With that said, the Ray Tracing mode does give us a better test of the two consoles. The Series X takes a small lead on performance in the like for like section, but these are single digit levels at best, and would be identical without the fps graph. The bigger view though is this mode is never at a locked 60fps and is often around 45-50 fps even in normal corridor exploration and battles. I believe this is due to the game using very high quality assets, alpha, and particles, and as such it can become pixel-limited on console and PC. This mode is certainly not bad but you will notice these dips throughout your play, and compared to the smooth performance mode it can be a much bigger gap than the loss in resolution and effects from the other mode. Either way, the choice is yours, which is the way we like it to be.
PC comparison
As mentioned, the consoles do not appear to use the engine’s own TAA – which is the option for older cards or Intel GPUs – but this is more demanding that both FSR and DLSS solutions with no reconstruction can lose over 45-50% performance in like for like settings moving from TAA to FSR2, so use it if you can for performance. DLSS2 is better implemented here as sharpening and details are preserved closer to 4K when enabled, with FSR being softer overall. All three can be aligned with DRS but neither are as good as 4K TAA high and overall Image quality is impacted further due to the VRS solution, which cannot be disabled on PC and it looks like the Checkerboard option within the engine has been laid to rest, not the only thing in this game.

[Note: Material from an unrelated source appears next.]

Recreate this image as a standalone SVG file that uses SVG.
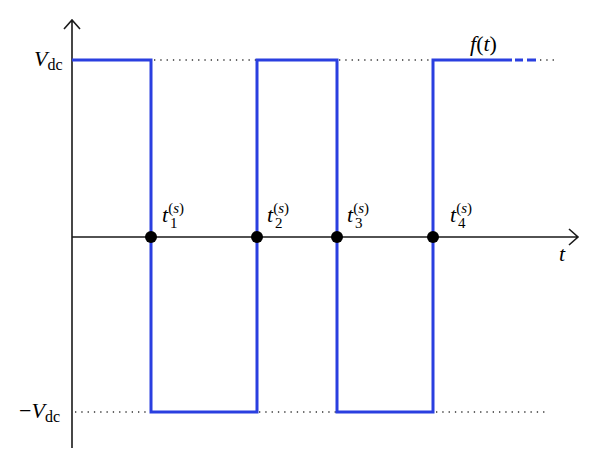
<svg xmlns="http://www.w3.org/2000/svg" width="600" height="469" viewBox="0 0 600 469">
<style>
.ax{stroke:#1a1a1a;stroke-width:1.6;fill:none}
.sig{stroke:#2a3fe0;stroke-width:3;fill:none}
.dot{stroke:#333;stroke-width:1.3;stroke-dasharray:1.3 5;fill:none}
.it{font-style:italic}
.pt{fill:#000}
</style>
<rect width="600" height="469" fill="#fff"/>
<g id="connectors">
<path class="ax" d="M72,448 V20 M64,29 L72,20 L80,29"/>
<path class="ax" d="M72,237 H578 M569,229 L578,237 L569,245"/>
<path class="dot" d="M154,60 H256 M339,60 H432 M540,60 H557"/>
<path class="dot" d="M75,412 H150 M259,412 H336 M436,412 H547"/>
<path class="sig" d="M72,60 H151 V412 H257 V60 H337 V412 H433 V60 H512"/>
<path class="sig" d="M515,60 H523 M527,60 H536"/>
</g>
<g id="points">
<circle class="pt" cx="151" cy="237" r="6"/>
<circle class="pt" cx="257" cy="237" r="6"/>
<circle class="pt" cx="337" cy="237" r="6"/>
<circle class="pt" cx="433" cy="237" r="6"/>
</g>
<g id="labels" font-family="Liberation Serif, Times New Roman, serif" fill="#000">
<text x="34" y="66" font-size="22"><tspan class="it">V</tspan><tspan font-size="16" dy="4">dc</tspan></text>
<text x="19" y="418" font-size="22">−<tspan class="it">V</tspan><tspan font-size="16" dy="4">dc</tspan></text>
<text class="it" x="470" y="51" font-size="22">f<tspan font-style="normal">(</tspan>t<tspan font-style="normal">)</tspan></text>
<text class="it" x="559" y="261" font-size="22">t</text>
<text x="162" y="222" font-size="22"><tspan class="it">t</tspan><tspan font-size="15" dy="-9">(<tspan class="it">s</tspan>)</tspan></text>
<text x="170" y="228" font-size="15">1</text>
<text x="267" y="222" font-size="22"><tspan class="it">t</tspan><tspan font-size="15" dy="-9">(<tspan class="it">s</tspan>)</tspan></text>
<text x="275" y="228" font-size="15">2</text>
<text x="347" y="222" font-size="22"><tspan class="it">t</tspan><tspan font-size="15" dy="-9">(<tspan class="it">s</tspan>)</tspan></text>
<text x="355" y="228" font-size="15">3</text>
<text x="450" y="222" font-size="22"><tspan class="it">t</tspan><tspan font-size="15" dy="-9">(<tspan class="it">s</tspan>)</tspan></text>
<text x="458" y="228" font-size="15">4</text>
</g>
</svg>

Starting with the Steam Deck, we need to run at 1280x720p with FSR2 performance. The Steam Deck can become CPU-bound due to the excellent multi-threading within the engine. 60fps is never really an option even at Low settings. As such my recommended choice is to set the game at medium or high settings, and cap to 30fps using the Steam OS, as the game does not offer a 30fps cap in the menu. By lowering the effects you can boost the FSR2 settings to quality, but lights, SSAO and shadows should be at medium if possible for the best balance of image quality and fidelity.

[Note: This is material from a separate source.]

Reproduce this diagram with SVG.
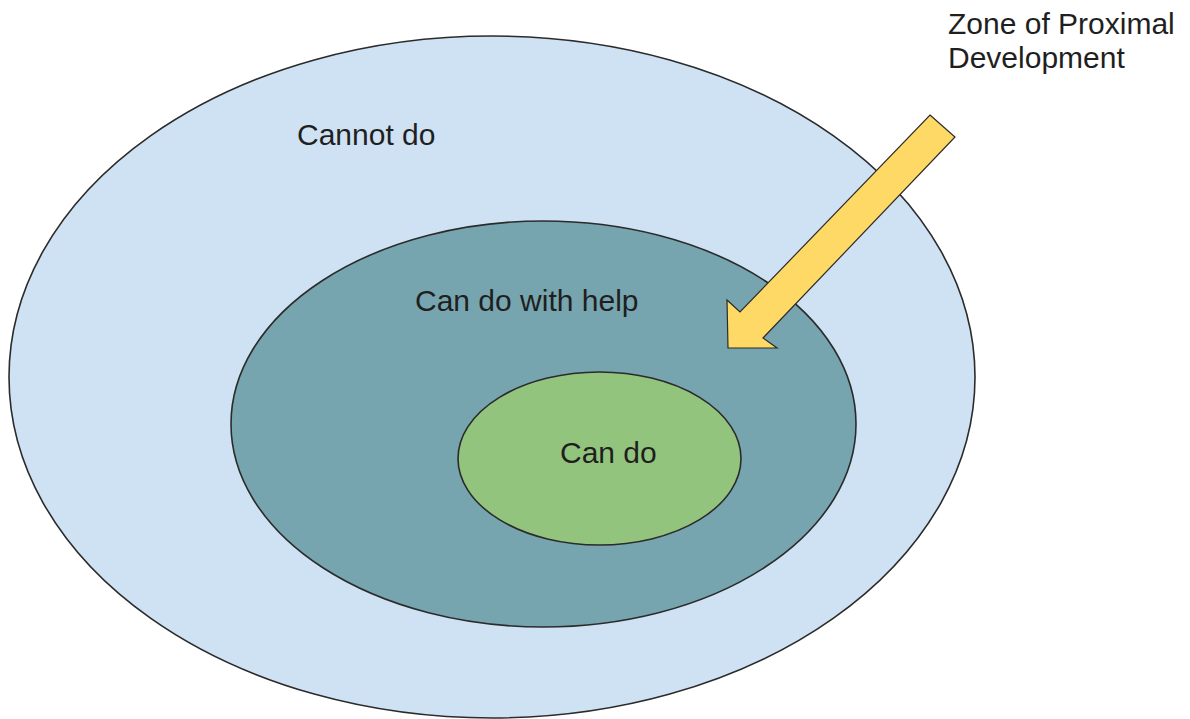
<svg xmlns="http://www.w3.org/2000/svg" width="1190" height="719" viewBox="0 0 1190 719">
  <style>
    .lbl { font-family: "Liberation Sans", Arial, sans-serif; font-size: 30px; fill: #1f1f1f; }
    .ring { stroke: #2b2b2b; stroke-width: 1.6; }
  </style>
  <rect x="0" y="0" width="1190" height="719" fill="#ffffff"/>
  <g id="cannot-do">
    <ellipse class="ring" cx="492" cy="377" rx="483" ry="341" fill="#cfe2f3"/>
    <text class="lbl" x="297" y="145">Cannot do</text>
  </g>
  <g id="can-do-with-help">
    <ellipse class="ring" cx="543.5" cy="424" rx="312.5" ry="203" fill="#76a5af"/>
    <text class="lbl" x="415" y="311">Can do with help</text>
  </g>
  <g id="can-do">
    <ellipse class="ring" cx="599.5" cy="458.5" rx="141.5" ry="86.5" fill="#93c47d"/>
    <text class="lbl" x="560" y="463">Can do</text>
  </g>
  <g id="connectors">
    <polygon points="930,115 955,137 763,338 777,348 728,348 727,300 740,312" fill="#ffd966" stroke="#2b2b2b" stroke-width="1.2" stroke-linejoin="miter"/>
  </g>
  <g id="zpd-label">
    <text class="lbl" x="948" y="34">Zone of Proximal</text>
    <text class="lbl" x="948" y="68">Development</text>
  </g>
</svg>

Due to the split pools of RAM, CPU demand, and overall PC architecture and API changes, the PC version does suffer from stutters and pauses during play not present on consoles. Some may still be a few shader compilation on occasion – the game does pre-build these up front before you can start the game, and by and large they cover almost the entire game, but you will get some stutters from time to time. The bigger stutters come from streaming data from the drive and these can be worse at times, with the Steam Deck being most affected due to its relatively weak CPU and slower bandwidth. The game is designed around an SSD, so load times are quick continuing from boot on console and PC alike, but depending on your drive you may also see some bigger stutters with loading and data streaming. Aside from these admittedly quite impactful performance woes, the Steam Deck does a super job of offering this modern remake quality in your hand at a largely locked 30fps. As stated the majority of these stutters are not DX12 shader-related, but in your first play be prepared for the annoyance of stutters when entering new areas, spawning shader effects, and even during cutscenes. And then you can get smaller stutters when walking through hub areas or entering an area, even if you have been through it before.
This carries over to the PC where using my RTX 2070 close to the console Ray Tracing settings with DLSS2 Balanced engaged at an 1800p output, we can see the first run versus the second can double our performance with the main issue here appearing to be memory related, with data moving from the SSD into System RAM and then over to VRAM, which causes the GPU and CPU to stall and thus frame-times to hang low until this issues clears up and then performance and utilization returns to maximum. Using the second run, it is very close to the Series X and PS5 in these sections.
This data stuttering again happens as you continue through the game as new areas and sections load, which can be annoying and means that above 60fps – which is fully possible on PC with my RX 6800 – the dips can feel more prominent as the frame time gaps are bigger with 100+ ms stutters. This happens across all my PC machines from Nvidia to AMD. (Note that both PCs are running the game on an SSD with 1.5GB/s bandwidth as a minimum.) The faster your PC’s CPU and memory, the less these problems will be visible as the data being shifted between SSD, system RAM, and VRAM through PCIe can be frequent. These can improve the second or more times you play the section as the data is likely already present in System RAM or VRAM, thus reducing the delay on keeping the hardware busy. I hope the team can patch this at or close to launch to clean up the issues I encountered in this review code, as while it doesn’t ruin the game, it can leave the PC suffering more in performance than all three consoles.
Summary
Dead Space remains a classic and the team have reimagined the game from a visual and story perspective. Although the engine and game scales right down to handheld mode on the Steam Deck, the PC version still feels and performs a little rougher around the edges compared to the console version, and the weaker your machine the worse those problems will be. As such, the game is best experienced in its current form on a new gen console or a very high end PC which can push 120fps and maybe even native 4K. The day-one patch added a 30fps cap to the Series S and Ray Tracing mode on Series X and PS5, which adds stability but I would have preferred to see it as a toggle, leaving the choice to the player. Either way, the pre-launch testing shows there’s plenty of headroom above that cap, so 30fps should be quite stable in that mode. Meanwhile, the Performance mode is close enough to the 60fps range, and with VRR it is the smoothest and most consistent version at launch. Hopefully patches drop soon on PC to resolve the issues noted, as this is one of the best remakes I have played and manages to achieve that rare balance of sympathetically improving and altering the original, delivering the best version of Dead Space you can play.